Большая комната, пустая посредине, была заполнена стойким золотистым светом. Так бывает только в больших городах: тут и отсвет близко стоящих кирпичных зданий, и скопившаяся к вечеру пыль, проникающая с улицы.
Близорукая, я остановилась в дверях, выискивая среди столов нужного мне человека.
И вдруг откуда-то из угла ко мне стремительно ринулась высокая сутуловатая фигура, с сильным наклоном вперед. Человек шагал именно ко мне, держа что-то в протянутой вперед руке. Наверное, кто-то из знакомых, которого я, как обычно, по близорукости не узнала. И я тоже протянула руку, почувствовав в ней что-то овальное и железное…
— Сожмите как можно сильнее! — сказал мне незнакомый голос.
Я послушно сжала. И тут же мою ладонь замкнули.
— Ого! Вы молодец! А вот такой-то… (была названа фамилия известного поэта — из молодых) такой-то выжал всего…
Он назвал цифру, которую я не запомнила.
— Вы пишете стихи? — спросил человек, пристально смотря мне в глаза.
— Писала… Теперь пишу рассказы. От поэзии я пока что отключилась.
— Это неправильно. Можно выключить газ на кухне, электричество, воду в водопроводном кране, но выключить поэзию нельзя. Это говорю вам я — Николай Глазков!
Сидящие за столом смеялись. Но сочувственно. Мои рассказы у них печатались редко. Лучше было с очерками на сельскую тему, но для этого требовалось ездить в командировки, а у меня был школьник-сын и муж… Нет, мне не хотелось отлучаться из дому! Я достаточно наездилась, пока работала в штате такого же молодежного журнала «Смена».

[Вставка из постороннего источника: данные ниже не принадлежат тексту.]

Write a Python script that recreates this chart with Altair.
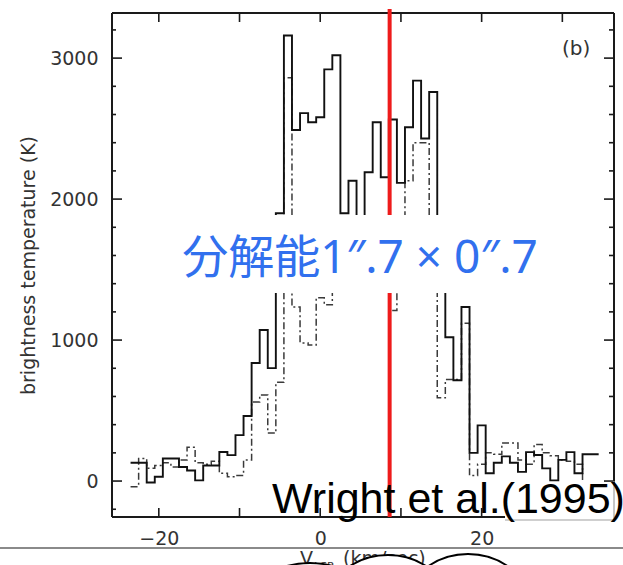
import altair as alt
import pandas as pd

# ---- spectrum: 1 km/s channels centred on integer LSR velocities ----
CHANNEL_WIDTH = 1.0
velocity = list(range(-23, 35))

solid_K = [130, 130, -10, 30, 160, 160, 100, 75, 5, 110,
           110, 206, 184, 326, 461, 837, 1071, 801, 1900, 3160,
           2490, 2610, 2545, 2580, 2920, 3020, 1900, 2130, 1800, 2190,
           2545, 2155, 2565, 2115, 2510, 2840, 2430, 2760, 1600, 1020,
           715, 1235, 200, 395, 55, 130, 175, 130, 65, 205,
           185, 90, 5, 150, 205, 55, 190, 190]

dashdot_K = [-40, 160, 90, 110, 130, 100, 150, 240, 130, 120,
             140, 55, 30, 40, 150, 560, 610, 340, 700, 2860,
             1234, 980, 965, 1300, 1250, 1500, 1600, 1500, 1700, 1550,
             1650, 1400, 1210, 1700, 2130, 2400, 2400, 1500, 590, 720,
             720, 1120, 40, 120, 200, 190, 270, 270, 150, 120,
             260, 200, 180, 150, 140, 120, -20, -20]

marker_velocity = [8.6]

# ---- axes ----
V_DOMAIN = [-25.8, 36.4]
T_DOMAIN = [-255, 3320]
y_major = [0, 1000, 2000, 3000]
y_minor = [-200, 200, 400, 600, 800, 1200, 1400, 1600, 1800,
           2200, 2400, 2600, 2800, 3200]
x_major = [-20, -10, 0, 10, 20, 30]
x_labels = [-20, 0, 20]

W, H = 502, 504
FONT = "DejaVu Sans"
INK = "#333333"


def step_frame(values):
    half = CHANNEL_WIDTH / 2
    edges = [v - half for v in velocity] + [velocity[-1] + half]
    return pd.DataFrame({"v": edges, "T": list(values) + [values[-1]]})


one = pd.DataFrame({"k": [0]})
xs = alt.Scale(domain=V_DOMAIN, nice=False, zero=False)
ys = alt.Scale(domain=T_DOMAIN, nice=False, zero=False)

x_axis = alt.Axis(values=x_labels, format="d", ticks=False, tickSize=0,
                  domain=False, grid=False, labelPadding=12,
                  labelFont=FONT, labelFontSize=19, labelColor=INK,
                  labelFlush=False, title=None)
y_axis = alt.Axis(values=y_major, format="d", ticks=False, tickSize=0,
                  domain=False, grid=False, labelPadding=14,
                  labelFont=FONT, labelFontSize=19, labelColor=INK,
                  title="brightness temperature (K)", titleFont=FONT,
                  titleFontSize=19, titleFontWeight="normal",
                  titleColor=INK, titlePadding=11)

X = alt.X("v:Q", scale=xs, axis=x_axis)
Y = alt.Y("T:Q", scale=ys, axis=y_axis)

dashdot = alt.Chart(step_frame(dashdot_K)).mark_line(
    interpolate="step-after", color="#3a3a3a", strokeWidth=1.5,
    strokeDash=[7, 3, 2, 3]
).encode(x=X, y=Y)

solid = alt.Chart(step_frame(solid_K)).mark_line(
    interpolate="step-after", color="#111111", strokeWidth=1.9
).encode(x=X, y=Y)


def frame_rule(**enc):
    return alt.Chart(one).mark_rule(color="#1a1a1a", strokeWidth=2).encode(**enc)


frame = [
    frame_rule(x=alt.value(0), y=alt.value(0), y2=alt.value(H)),
    frame_rule(x=alt.value(W), y=alt.value(0), y2=alt.value(H)),
    frame_rule(y=alt.value(0), x=alt.value(0), x2=alt.value(W)),
    frame_rule(y=alt.value(H), x=alt.value(0), x2=alt.value(W)),
]


def y_ticks(values, x0, x1):
    return alt.Chart(pd.DataFrame({"T": values})).mark_rule(
        color="#1a1a1a", strokeWidth=1.6
    ).encode(y=Y, x=alt.value(x0), x2=alt.value(x1))


def x_ticks(y0, y1):
    return alt.Chart(pd.DataFrame({"v": x_major})).mark_rule(
        color="#1a1a1a", strokeWidth=1.6
    ).encode(x=X, y=alt.value(y0), y2=alt.value(y1))


ticks = [
    y_ticks(y_major, 0, 10), y_ticks(y_minor, 0, 4),
    y_ticks(y_major, W - 10, W), y_ticks(y_minor, W - 5, W),
    x_ticks(0, 9), x_ticks(H - 9, H),
]

panel_tag = alt.Chart(pd.DataFrame({"v": [31.7], "T": [3064], "t": ["(b)"]})).mark_text(
    font=FONT, fontSize=20, color=INK, baseline="middle", align="center"
).encode(x=X, y=Y, text="t:N")

marker = alt.Chart(pd.DataFrame({"v": marker_velocity})).mark_rule(
    color="#ee1b1b", strokeWidth=4
).encode(x=X, y=alt.value(-4), y2=alt.value(H))

# resolution note on a white panel
note_box = alt.Chart(one).mark_rect(fill="white", opacity=1).encode(
    x=alt.value(48), x2=alt.value(465), y=alt.value(202), y2=alt.value(280))
note_text = alt.Chart(one).mark_text(
    text="分解能1″.7 × 0″.7", font="Noto Sans, Noto Sans CJK JP",
    fontSize=46, color="#3170ee", align="center", baseline="alphabetic"
).encode(x=alt.value(248), y=alt.value(260))

# citation
cite_box = alt.Chart(one).mark_rect(fill="white", opacity=1).encode(
    x=alt.value(393), x2=alt.value(W + 1), y=alt.value(470), y2=alt.value(507))
cite_edges = [
    alt.Chart(one).mark_rule(color="#a0a0a0", strokeWidth=1.2).encode(
        x=alt.value(393), x2=alt.value(W), y=alt.value(507)),
    alt.Chart(one).mark_rule(color="#a0a0a0", strokeWidth=1.2).encode(
        x=alt.value(W), y=alt.value(468), y2=alt.value(507)),
]
cite_text = alt.Chart(one).mark_text(
    text="Wright et al.(1995)", font="Liberation Sans", fontSize=43,
    color="black", align="left", baseline="alphabetic"
).encode(x=alt.value(160), y=alt.value(500))

# lower edge: separator, axis title and outline shapes
separator = alt.Chart(one).mark_rule(color="#8a8a8a", strokeWidth=2).encode(
    x=alt.value(-112), x2=alt.value(W + 9), y=alt.value(535))
title_v = alt.Chart(one).mark_text(
    text="V", font=FONT, fontSize=19, color=INK, align="left", baseline="alphabetic"
).encode(x=alt.value(188), y=alt.value(552))
title_sub = alt.Chart(one).mark_text(
    text="LSR", font=FONT, fontSize=11, color=INK, align="left", baseline="alphabetic"
).encode(x=alt.value(202), y=alt.value(557))
title_unit = alt.Chart(one).mark_text(
    text="(km/sec)", font=FONT, fontSize=19, color=INK, align="left", baseline="alphabetic"
).encode(x=alt.value(231), y=alt.value(552))


def bubble(cx, cy, r):
    return alt.Chart(one).mark_point(
        shape="circle", filled=True, fill="white", stroke="black",
        strokeWidth=2, opacity=1, size=(2 * r) ** 2
    ).encode(x=alt.value(cx), y=alt.value(cy))


bubbles = [bubble(198, 640, 90), bubble(356, 611, 70), bubble(276, 612, 70)]

chart = alt.layer(
    dashdot, solid, *frame, *ticks, panel_tag, marker,
    note_box, note_text, cite_box, *cite_edges, cite_text,
    separator, title_v, title_sub, title_unit, *bubbles
).properties(
    width=W, height=H,
    padding={"left": 112, "top": 13, "right": 9, "bottom": 48},
    autosize=alt.AutoSizeParams(type="none"),
    background="white",
).configure_view(stroke="transparent", strokeWidth=0)

chart.save("out.html", embed_options={"renderer": "svg", "actions": False})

Придя домой, я стала расспрашивать Василия Федорова о поэте Николае Глазкове более подробно.
— Отличный поэт, — обычно скупой на похвалы, сказал мой муж. — Совершенно оригинальный поэт. Начитан, образован, отменный шахматист. Поэты его любят, обыватели считают чудаком… А силомер — тоже к разряду чудачеств отнеси. Но лично мне такие чудачества нравятся.
Следующая моя встреча с Николаем Ивановичем произошла в ресторане ВТО, куда мы с мужем и нашим другом Александром Парфеновым, директором Калининского книжного издательства, а в недавнем прошлом тоже студентом Литературного института, зашли поужинать.